DESCRIPTION OF THE TASK. Your task is to copy the listing exactly, with the pictures left out.

┌─ DATASET EXTRACT

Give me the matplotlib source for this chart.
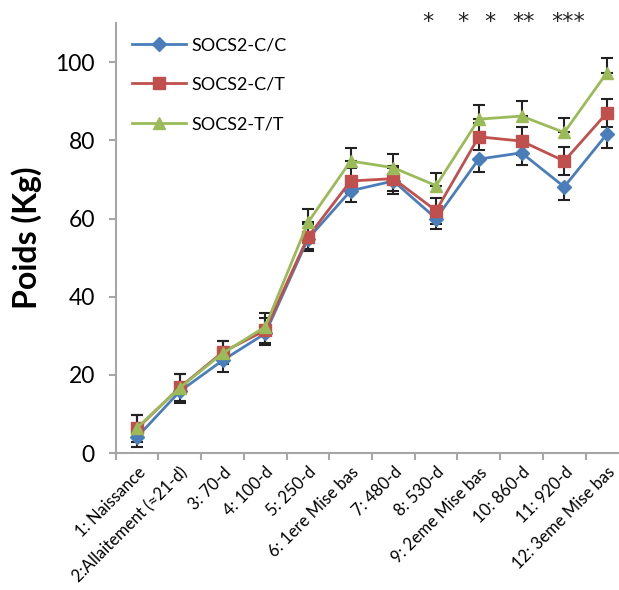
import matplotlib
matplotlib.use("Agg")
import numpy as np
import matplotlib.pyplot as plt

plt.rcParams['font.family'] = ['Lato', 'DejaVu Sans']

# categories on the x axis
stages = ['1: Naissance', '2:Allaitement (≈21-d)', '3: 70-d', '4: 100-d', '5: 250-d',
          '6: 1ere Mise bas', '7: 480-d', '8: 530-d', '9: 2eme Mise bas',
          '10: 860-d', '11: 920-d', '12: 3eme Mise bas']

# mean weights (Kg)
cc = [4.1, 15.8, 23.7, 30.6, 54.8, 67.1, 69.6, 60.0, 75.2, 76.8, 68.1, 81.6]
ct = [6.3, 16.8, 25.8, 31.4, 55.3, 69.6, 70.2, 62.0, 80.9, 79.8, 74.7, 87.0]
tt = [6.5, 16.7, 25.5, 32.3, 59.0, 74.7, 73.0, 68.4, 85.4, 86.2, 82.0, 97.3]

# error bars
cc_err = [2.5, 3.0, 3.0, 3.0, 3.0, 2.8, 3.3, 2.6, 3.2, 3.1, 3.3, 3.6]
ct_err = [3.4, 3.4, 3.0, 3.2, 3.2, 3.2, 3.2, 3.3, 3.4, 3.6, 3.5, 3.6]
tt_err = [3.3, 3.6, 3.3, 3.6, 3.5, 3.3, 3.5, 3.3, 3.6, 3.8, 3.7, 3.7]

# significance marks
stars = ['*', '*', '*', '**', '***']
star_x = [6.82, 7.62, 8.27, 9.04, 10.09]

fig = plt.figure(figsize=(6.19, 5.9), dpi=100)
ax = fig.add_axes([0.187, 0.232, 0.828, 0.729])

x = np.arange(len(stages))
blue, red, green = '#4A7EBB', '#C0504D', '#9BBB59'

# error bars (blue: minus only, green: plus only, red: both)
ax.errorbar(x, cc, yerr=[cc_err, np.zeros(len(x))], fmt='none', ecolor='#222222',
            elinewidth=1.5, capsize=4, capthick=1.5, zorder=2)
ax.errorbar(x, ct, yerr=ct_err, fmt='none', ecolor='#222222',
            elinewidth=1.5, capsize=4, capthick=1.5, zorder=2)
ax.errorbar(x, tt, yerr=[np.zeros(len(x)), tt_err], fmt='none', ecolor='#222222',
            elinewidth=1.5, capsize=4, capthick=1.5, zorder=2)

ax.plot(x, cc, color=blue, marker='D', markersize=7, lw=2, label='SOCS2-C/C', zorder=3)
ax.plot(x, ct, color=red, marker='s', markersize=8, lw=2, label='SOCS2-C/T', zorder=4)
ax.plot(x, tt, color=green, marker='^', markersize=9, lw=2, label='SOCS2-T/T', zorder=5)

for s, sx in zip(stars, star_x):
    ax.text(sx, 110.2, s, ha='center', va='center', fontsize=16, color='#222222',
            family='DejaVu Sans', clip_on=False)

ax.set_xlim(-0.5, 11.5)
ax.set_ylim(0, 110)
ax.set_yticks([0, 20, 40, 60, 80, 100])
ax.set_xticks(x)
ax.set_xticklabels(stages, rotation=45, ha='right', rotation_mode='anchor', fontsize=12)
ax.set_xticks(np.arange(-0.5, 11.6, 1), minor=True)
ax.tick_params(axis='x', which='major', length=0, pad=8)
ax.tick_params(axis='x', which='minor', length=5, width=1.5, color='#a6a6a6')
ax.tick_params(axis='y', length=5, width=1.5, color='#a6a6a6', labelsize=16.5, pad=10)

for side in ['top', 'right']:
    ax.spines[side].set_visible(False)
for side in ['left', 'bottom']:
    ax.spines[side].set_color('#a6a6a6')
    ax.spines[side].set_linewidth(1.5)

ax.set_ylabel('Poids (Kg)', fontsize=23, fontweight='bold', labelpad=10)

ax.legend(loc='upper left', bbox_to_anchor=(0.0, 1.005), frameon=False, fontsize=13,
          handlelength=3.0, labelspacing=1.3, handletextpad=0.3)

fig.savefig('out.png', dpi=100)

└─

FULL OUTPUT.
Give me the matplotlib source for this chart.
import matplotlib
matplotlib.use("Agg")
import numpy as np
import matplotlib.pyplot as plt

plt.rcParams['font.family'] = ['Lato', 'DejaVu Sans']

# categories on the x axis
stages = ['1: Naissance', '2:Allaitement (≈21-d)', '3: 70-d', '4: 100-d', '5: 250-d',
          '6: 1ere Mise bas', '7: 480-d', '8: 530-d', '9: 2eme Mise bas',
          '10: 860-d', '11: 920-d', '12: 3eme Mise bas']

# mean weights (Kg)
cc = [4.1, 15.8, 23.7, 30.6, 54.8, 67.1, 69.6, 60.0, 75.2, 76.8, 68.1, 81.6]
ct = [6.3, 16.8, 25.8, 31.4, 55.3, 69.6, 70.2, 62.0, 80.9, 79.8, 74.7, 87.0]
tt = [6.5, 16.7, 25.5, 32.3, 59.0, 74.7, 73.0, 68.4, 85.4, 86.2, 82.0, 97.3]

# error bars
cc_err = [2.5, 3.0, 3.0, 3.0, 3.0, 2.8, 3.3, 2.6, 3.2, 3.1, 3.3, 3.6]
ct_err = [3.4, 3.4, 3.0, 3.2, 3.2, 3.2, 3.2, 3.3, 3.4, 3.6, 3.5, 3.6]
tt_err = [3.3, 3.6, 3.3, 3.6, 3.5, 3.3, 3.5, 3.3, 3.6, 3.8, 3.7, 3.7]

# significance marks
stars = ['*', '*', '*', '**', '***']
star_x = [6.82, 7.62, 8.27, 9.04, 10.09]

fig = plt.figure(figsize=(6.19, 5.9), dpi=100)
ax = fig.add_axes([0.187, 0.232, 0.828, 0.729])

x = np.arange(len(stages))
blue, red, green = '#4A7EBB', '#C0504D', '#9BBB59'

# error bars (blue: minus only, green: plus only, red: both)
ax.errorbar(x, cc, yerr=[cc_err, np.zeros(len(x))], fmt='none', ecolor='#222222',
            elinewidth=1.5, capsize=4, capthick=1.5, zorder=2)
ax.errorbar(x, ct, yerr=ct_err, fmt='none', ecolor='#222222',
            elinewidth=1.5, capsize=4, capthick=1.5, zorder=2)
ax.errorbar(x, tt, yerr=[np.zeros(len(x)), tt_err], fmt='none', ecolor='#222222',
            elinewidth=1.5, capsize=4, capthick=1.5, zorder=2)

ax.plot(x, cc, color=blue, marker='D', markersize=7, lw=2, label='SOCS2-C/C', zorder=3)
ax.plot(x, ct, color=red, marker='s', markersize=8, lw=2, label='SOCS2-C/T', zorder=4)
ax.plot(x, tt, color=green, marker='^', markersize=9, lw=2, label='SOCS2-T/T', zorder=5)

for s, sx in zip(stars, star_x):
    ax.text(sx, 110.2, s, ha='center', va='center', fontsize=16, color='#222222',
            family='DejaVu Sans', clip_on=False)

ax.set_xlim(-0.5, 11.5)
ax.set_ylim(0, 110)
ax.set_yticks([0, 20, 40, 60, 80, 100])
ax.set_xticks(x)
ax.set_xticklabels(stages, rotation=45, ha='right', rotation_mode='anchor', fontsize=12)
ax.set_xticks(np.arange(-0.5, 11.6, 1), minor=True)
ax.tick_params(axis='x', which='major', length=0, pad=8)
ax.tick_params(axis='x', which='minor', length=5, width=1.5, color='#a6a6a6')
ax.tick_params(axis='y', length=5, width=1.5, color='#a6a6a6', labelsize=16.5, pad=10)

for side in ['top', 'right']:
    ax.spines[side].set_visible(False)
for side in ['left', 'bottom']:
    ax.spines[side].set_color('#a6a6a6')
    ax.spines[side].set_linewidth(1.5)

ax.set_ylabel('Poids (Kg)', fontsize=23, fontweight='bold', labelpad=10)

ax.legend(loc='upper left', bbox_to_anchor=(0.0, 1.005), frameon=False, fontsize=13,
          handlelength=3.0, labelspacing=1.3, handletextpad=0.3)

fig.savefig('out.png', dpi=100)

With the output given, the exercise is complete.